• [Direction]
Give again only the lines running from the one with "Rebuild this chart" through the one with "12, 14, 16];", inclusive. Omit every picture.

╭─ Records for the task

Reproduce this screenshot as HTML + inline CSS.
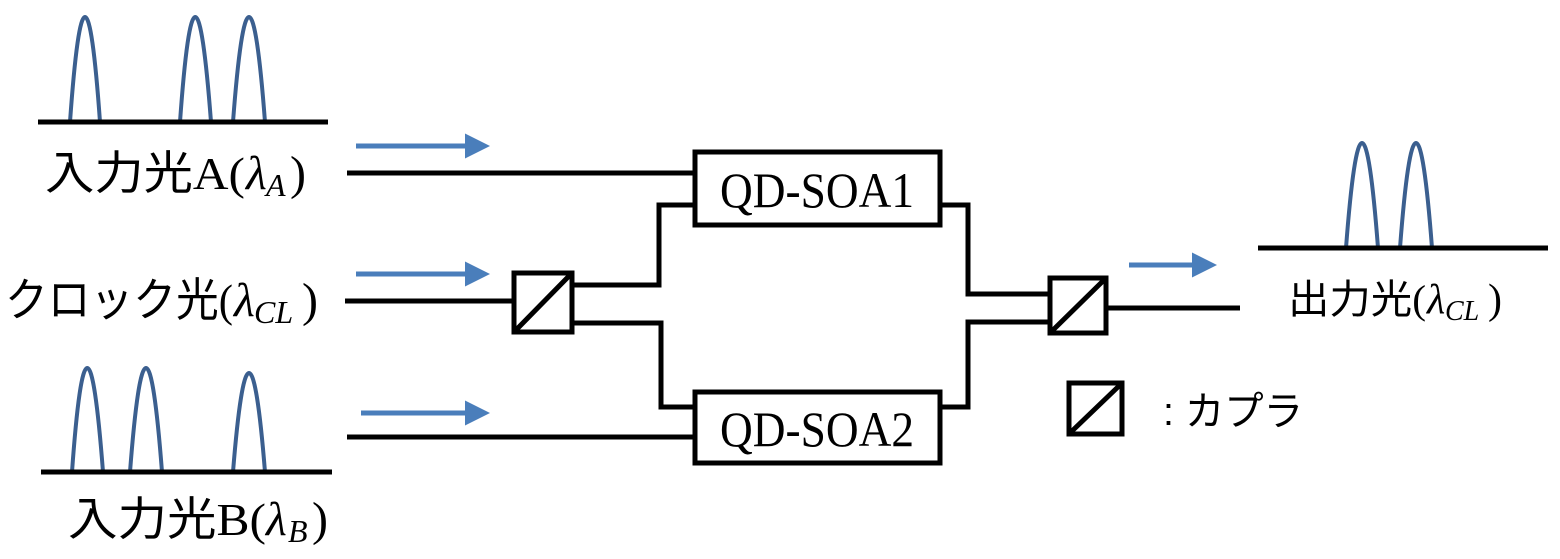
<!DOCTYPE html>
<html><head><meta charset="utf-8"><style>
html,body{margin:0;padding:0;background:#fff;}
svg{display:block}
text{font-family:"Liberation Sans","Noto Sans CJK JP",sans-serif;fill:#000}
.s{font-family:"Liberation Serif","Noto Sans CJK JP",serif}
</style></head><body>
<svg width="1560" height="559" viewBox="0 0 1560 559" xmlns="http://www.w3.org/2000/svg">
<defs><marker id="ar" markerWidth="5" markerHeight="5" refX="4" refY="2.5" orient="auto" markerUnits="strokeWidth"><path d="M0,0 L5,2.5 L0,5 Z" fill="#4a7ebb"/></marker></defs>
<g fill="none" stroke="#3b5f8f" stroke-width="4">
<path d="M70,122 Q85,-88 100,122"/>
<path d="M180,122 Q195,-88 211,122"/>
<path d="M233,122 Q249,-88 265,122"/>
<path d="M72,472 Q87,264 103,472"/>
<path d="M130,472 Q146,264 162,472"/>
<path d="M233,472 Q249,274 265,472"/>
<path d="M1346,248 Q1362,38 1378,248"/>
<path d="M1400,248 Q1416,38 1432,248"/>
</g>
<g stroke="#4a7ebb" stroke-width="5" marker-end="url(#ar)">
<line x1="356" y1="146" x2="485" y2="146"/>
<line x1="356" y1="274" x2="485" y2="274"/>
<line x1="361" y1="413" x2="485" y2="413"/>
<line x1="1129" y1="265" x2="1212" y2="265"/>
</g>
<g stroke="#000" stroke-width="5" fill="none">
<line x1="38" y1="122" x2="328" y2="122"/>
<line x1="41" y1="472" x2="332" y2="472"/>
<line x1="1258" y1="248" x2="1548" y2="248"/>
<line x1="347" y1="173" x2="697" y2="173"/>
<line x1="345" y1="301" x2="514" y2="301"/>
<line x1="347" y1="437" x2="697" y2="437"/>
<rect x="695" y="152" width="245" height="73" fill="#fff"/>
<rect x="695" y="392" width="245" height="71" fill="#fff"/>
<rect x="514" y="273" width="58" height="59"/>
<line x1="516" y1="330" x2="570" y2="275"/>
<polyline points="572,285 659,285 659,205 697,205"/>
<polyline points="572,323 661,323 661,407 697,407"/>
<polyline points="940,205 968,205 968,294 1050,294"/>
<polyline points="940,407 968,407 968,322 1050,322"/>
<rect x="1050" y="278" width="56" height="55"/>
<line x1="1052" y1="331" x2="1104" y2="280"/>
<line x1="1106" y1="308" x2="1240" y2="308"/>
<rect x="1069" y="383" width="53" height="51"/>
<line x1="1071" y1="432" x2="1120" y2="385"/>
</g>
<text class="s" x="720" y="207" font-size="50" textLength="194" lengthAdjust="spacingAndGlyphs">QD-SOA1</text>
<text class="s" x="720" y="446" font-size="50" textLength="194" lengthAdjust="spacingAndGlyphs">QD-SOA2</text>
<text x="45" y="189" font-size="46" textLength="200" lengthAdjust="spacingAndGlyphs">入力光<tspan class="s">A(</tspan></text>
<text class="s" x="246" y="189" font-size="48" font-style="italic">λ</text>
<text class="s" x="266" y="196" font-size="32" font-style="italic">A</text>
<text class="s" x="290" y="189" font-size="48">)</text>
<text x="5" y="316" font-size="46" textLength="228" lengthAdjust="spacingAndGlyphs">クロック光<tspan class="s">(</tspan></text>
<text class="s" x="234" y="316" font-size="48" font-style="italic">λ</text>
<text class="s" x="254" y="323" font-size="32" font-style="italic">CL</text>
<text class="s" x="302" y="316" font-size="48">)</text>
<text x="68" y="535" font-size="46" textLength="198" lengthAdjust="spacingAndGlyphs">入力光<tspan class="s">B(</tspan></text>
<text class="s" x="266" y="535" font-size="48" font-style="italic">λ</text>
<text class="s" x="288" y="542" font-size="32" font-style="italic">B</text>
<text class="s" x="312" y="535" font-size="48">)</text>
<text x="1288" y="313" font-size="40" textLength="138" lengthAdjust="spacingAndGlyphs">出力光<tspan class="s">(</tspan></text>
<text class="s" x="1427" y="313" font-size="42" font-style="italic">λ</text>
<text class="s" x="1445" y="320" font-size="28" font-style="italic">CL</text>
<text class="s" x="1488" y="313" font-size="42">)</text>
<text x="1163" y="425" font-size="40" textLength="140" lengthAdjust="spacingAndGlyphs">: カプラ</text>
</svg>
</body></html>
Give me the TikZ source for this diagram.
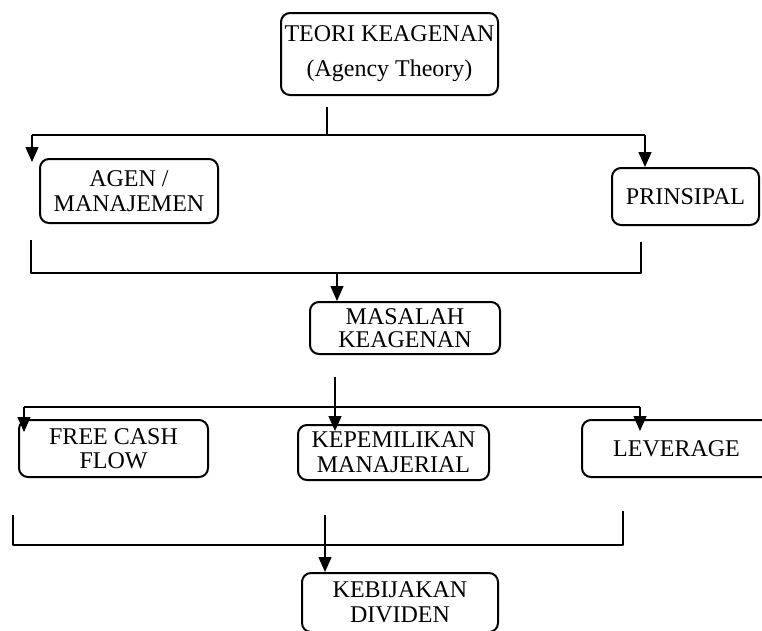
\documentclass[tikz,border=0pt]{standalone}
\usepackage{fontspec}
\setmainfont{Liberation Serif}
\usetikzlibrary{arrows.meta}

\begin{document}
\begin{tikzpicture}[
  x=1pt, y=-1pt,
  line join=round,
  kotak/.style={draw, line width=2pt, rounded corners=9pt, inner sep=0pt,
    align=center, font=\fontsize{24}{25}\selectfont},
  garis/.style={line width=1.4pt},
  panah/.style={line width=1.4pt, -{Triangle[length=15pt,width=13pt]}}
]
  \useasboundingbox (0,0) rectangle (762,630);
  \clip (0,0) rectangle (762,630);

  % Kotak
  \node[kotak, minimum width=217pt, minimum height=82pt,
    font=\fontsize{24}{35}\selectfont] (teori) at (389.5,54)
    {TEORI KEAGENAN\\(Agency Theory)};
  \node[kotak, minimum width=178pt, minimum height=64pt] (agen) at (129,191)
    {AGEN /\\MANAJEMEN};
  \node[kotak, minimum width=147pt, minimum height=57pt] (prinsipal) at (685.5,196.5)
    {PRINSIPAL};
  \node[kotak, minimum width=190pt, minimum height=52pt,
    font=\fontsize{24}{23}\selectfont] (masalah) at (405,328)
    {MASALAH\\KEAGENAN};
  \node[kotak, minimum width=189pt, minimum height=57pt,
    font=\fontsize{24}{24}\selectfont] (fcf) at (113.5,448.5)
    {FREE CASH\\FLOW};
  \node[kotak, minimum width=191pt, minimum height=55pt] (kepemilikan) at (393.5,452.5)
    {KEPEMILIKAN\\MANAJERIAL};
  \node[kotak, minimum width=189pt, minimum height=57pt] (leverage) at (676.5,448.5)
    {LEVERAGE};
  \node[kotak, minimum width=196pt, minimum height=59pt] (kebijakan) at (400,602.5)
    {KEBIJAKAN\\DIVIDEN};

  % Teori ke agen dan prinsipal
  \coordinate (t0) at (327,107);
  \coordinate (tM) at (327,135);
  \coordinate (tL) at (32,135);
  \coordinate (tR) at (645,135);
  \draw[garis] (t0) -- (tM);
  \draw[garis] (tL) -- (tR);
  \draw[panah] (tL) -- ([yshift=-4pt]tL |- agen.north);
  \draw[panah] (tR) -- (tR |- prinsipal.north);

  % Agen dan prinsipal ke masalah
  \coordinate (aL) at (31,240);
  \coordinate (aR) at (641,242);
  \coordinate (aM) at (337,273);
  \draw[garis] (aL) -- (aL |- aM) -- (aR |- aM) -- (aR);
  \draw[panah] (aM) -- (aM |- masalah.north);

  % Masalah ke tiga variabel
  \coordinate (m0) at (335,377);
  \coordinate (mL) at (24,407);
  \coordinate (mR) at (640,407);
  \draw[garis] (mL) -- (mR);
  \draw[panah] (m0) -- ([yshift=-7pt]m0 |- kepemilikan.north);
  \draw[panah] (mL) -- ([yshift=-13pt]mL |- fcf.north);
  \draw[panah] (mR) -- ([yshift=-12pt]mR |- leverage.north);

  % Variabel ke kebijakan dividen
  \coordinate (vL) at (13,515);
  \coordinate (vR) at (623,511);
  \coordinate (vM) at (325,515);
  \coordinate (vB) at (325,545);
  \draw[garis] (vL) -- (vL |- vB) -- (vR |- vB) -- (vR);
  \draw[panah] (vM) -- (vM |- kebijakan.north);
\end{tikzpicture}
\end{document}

╰─
╭─ Records for the task

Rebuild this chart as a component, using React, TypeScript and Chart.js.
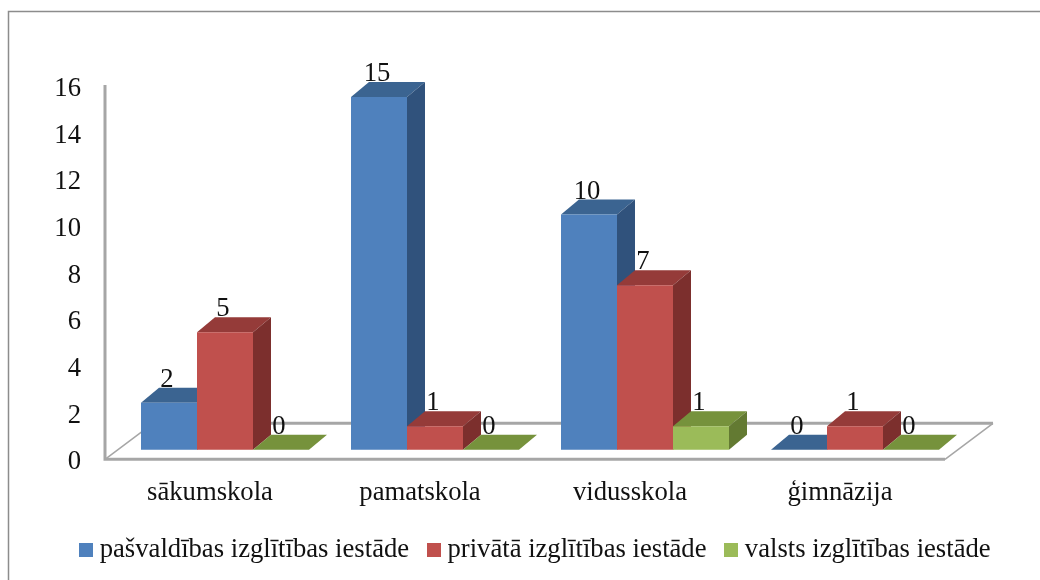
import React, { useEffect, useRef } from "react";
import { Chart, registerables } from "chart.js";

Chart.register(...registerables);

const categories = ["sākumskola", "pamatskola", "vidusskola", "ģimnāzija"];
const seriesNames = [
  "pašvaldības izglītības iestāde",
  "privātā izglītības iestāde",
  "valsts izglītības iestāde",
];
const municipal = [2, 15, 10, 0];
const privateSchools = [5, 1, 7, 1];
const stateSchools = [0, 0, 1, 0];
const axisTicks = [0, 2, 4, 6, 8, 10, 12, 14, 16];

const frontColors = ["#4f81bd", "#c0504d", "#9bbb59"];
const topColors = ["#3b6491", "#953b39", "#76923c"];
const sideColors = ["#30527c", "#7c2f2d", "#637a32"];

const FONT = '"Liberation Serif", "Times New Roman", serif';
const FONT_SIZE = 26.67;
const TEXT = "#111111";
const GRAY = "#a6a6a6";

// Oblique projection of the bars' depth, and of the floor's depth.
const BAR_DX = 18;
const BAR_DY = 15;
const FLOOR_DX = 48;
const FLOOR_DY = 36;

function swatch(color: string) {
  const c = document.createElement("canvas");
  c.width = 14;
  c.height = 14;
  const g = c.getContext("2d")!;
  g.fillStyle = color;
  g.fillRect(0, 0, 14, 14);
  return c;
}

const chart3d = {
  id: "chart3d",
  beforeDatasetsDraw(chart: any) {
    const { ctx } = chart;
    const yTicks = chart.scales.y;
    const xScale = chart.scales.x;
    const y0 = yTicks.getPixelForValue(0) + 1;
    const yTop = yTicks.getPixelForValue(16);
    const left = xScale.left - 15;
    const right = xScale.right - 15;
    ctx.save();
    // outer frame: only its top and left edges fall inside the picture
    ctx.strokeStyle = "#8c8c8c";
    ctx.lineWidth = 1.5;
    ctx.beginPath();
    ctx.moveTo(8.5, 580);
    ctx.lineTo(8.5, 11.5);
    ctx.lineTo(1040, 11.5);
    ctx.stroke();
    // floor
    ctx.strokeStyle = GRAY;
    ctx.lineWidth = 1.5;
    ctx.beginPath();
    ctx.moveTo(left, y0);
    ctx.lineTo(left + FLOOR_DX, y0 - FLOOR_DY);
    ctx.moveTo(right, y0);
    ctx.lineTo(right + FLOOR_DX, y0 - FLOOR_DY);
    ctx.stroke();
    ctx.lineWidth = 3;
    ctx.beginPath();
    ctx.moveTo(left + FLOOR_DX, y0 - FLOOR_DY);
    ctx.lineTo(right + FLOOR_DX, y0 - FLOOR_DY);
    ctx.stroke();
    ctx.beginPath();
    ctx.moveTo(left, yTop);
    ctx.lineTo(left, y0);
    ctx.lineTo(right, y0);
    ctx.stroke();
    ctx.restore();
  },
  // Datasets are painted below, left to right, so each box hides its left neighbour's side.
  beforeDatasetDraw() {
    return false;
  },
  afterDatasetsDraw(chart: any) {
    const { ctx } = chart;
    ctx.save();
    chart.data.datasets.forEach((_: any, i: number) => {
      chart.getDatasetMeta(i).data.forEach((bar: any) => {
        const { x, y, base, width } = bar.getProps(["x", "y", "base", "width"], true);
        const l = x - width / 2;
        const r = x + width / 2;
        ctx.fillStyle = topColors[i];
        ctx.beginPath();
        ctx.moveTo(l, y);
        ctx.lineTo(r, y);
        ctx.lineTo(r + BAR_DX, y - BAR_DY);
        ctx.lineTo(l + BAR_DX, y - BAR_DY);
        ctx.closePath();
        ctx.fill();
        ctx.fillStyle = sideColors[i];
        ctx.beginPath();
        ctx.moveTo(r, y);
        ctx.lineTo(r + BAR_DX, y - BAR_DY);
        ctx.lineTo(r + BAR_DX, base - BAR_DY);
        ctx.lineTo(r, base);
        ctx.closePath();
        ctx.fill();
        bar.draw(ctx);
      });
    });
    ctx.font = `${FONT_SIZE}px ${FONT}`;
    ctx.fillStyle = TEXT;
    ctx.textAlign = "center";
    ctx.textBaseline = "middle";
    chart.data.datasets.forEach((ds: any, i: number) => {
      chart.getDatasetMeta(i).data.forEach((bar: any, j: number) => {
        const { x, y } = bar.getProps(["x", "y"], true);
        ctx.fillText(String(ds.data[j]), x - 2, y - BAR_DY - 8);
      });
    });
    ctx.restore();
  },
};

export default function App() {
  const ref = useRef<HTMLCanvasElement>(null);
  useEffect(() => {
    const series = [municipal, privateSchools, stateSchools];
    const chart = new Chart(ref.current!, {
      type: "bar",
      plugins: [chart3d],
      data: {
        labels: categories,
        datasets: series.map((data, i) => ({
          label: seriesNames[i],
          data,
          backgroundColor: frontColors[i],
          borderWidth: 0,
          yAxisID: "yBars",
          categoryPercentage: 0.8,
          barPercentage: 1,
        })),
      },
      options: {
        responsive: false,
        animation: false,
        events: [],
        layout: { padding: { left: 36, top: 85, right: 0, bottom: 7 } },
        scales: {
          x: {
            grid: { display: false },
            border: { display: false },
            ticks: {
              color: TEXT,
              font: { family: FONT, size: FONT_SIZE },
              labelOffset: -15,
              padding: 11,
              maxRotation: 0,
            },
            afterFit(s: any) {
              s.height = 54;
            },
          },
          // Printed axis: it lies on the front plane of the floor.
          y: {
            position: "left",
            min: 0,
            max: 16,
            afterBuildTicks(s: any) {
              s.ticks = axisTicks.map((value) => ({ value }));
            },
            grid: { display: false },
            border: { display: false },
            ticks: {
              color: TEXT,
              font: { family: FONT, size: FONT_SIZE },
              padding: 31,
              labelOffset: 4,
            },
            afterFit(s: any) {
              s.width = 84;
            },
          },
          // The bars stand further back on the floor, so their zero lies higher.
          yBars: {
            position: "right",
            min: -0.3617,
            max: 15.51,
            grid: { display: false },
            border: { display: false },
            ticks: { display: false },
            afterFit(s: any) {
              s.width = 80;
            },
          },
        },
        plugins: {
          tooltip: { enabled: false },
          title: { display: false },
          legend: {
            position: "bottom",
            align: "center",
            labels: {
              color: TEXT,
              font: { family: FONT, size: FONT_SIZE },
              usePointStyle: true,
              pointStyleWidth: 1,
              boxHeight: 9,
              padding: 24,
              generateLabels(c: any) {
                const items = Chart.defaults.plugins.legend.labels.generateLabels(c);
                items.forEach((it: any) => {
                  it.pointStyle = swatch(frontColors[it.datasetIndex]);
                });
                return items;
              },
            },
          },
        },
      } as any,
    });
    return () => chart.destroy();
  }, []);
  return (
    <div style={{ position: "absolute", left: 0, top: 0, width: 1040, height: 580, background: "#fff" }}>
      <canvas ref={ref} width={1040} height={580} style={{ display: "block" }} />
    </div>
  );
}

╰─

• [Output below]
Rebuild this chart as a component, using React, TypeScript and Chart.js.
import React, { useEffect, useRef } from "react";
import { Chart, registerables } from "chart.js";

Chart.register(...registerables);

const categories = ["sākumskola", "pamatskola", "vidusskola", "ģimnāzija"];
const seriesNames = [
  "pašvaldības izglītības iestāde",
  "privātā izglītības iestāde",
  "valsts izglītības iestāde",
];
const municipal = [2, 15, 10, 0];
const privateSchools = [5, 1, 7, 1];
const stateSchools = [0, 0, 1, 0];
const axisTicks = [0, 2, 4, 6, 8, 10, 12, 14, 16];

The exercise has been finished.